Il bilanciamento degli interessi in gioco, durante tutto il procedimento penale, è l’esercizio più complesso del giurista a presidio della funzione sociale del processo penale e dell’esercizio del diritto di difesa.

Una riflessione europea

Queste riflessioni sul sistema cautelare italiano non sono isolate, né indifferenti al contesto europeo. La Corte europea dei diritti dell’uomo ha più volte sottolineato come la custodia cautelare debba essere uno strumento eccezionale, giustificato da motivazioni concrete e proporzionate, nel pieno rispetto del principio di presunzione di innocenza sancito dall’art. 6 della Convenzione europea dei diritti dell’uomo.

Anche la Commissione europea, attraverso il Rule of Law Report annuale, monitora con crescente attenzione le garanzie offerte dagli ordinamenti giudiziari nazionali in tema di diritti della difesa, imparzialità dei procedimenti e durata delle misure restrittive. L’Italia, come tutti gli Stati membri, è chiamata a dimostrare che le sue riforme processuali non compromettano l’equilibrio tra le esigenze investigative e la tutela delle libertà fondamentali.
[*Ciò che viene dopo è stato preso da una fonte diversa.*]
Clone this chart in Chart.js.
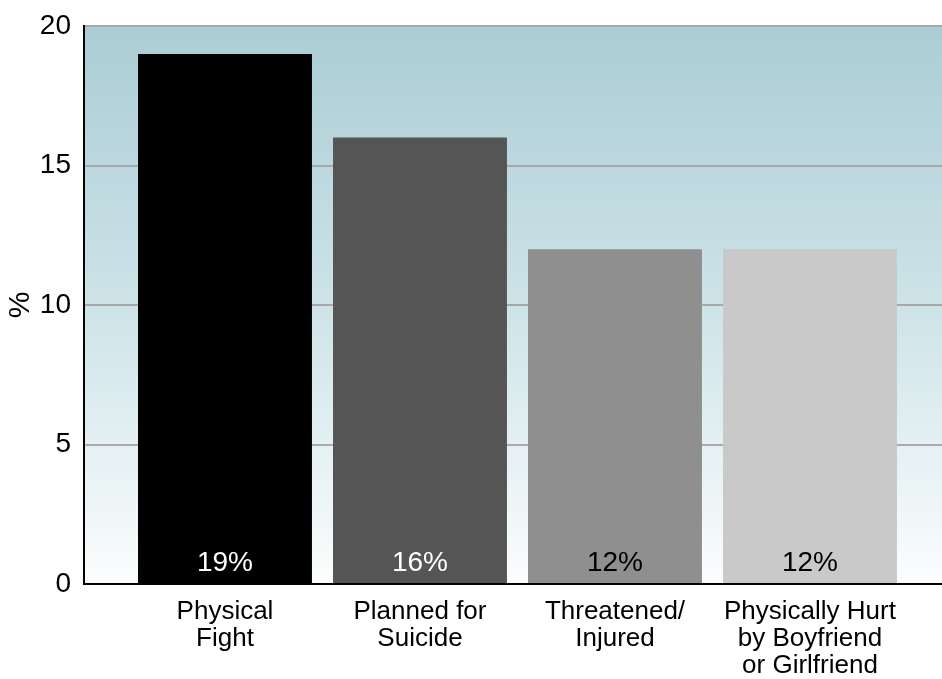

In molti ordinamenti europei, del resto, esistono modelli di controllo più strutturati e multilivello per l’applicazione delle misure cautelari, che possono offrire spunti di confronto utili per il legislatore italiano. Ad esempio, in Germania e in Spagna, l’intervento del giudice è spesso incardinato in una procedura collegiale o comunque soggetta a revisione più articolata fin dalle prime fasi.

In conclusione, la disciplina della custodia cautelare non è una questione meramente tecnica, ma un indicatore cruciale della qualità democratica e giuridica di uno Stato di diritto. È su questo terreno che si misura non solo la solidità della nostra giustizia, ma anche la nostra credibilità come membri di una comunità politica fondata sulla tutela dei diritti e delle libertà: l’Unione Europea.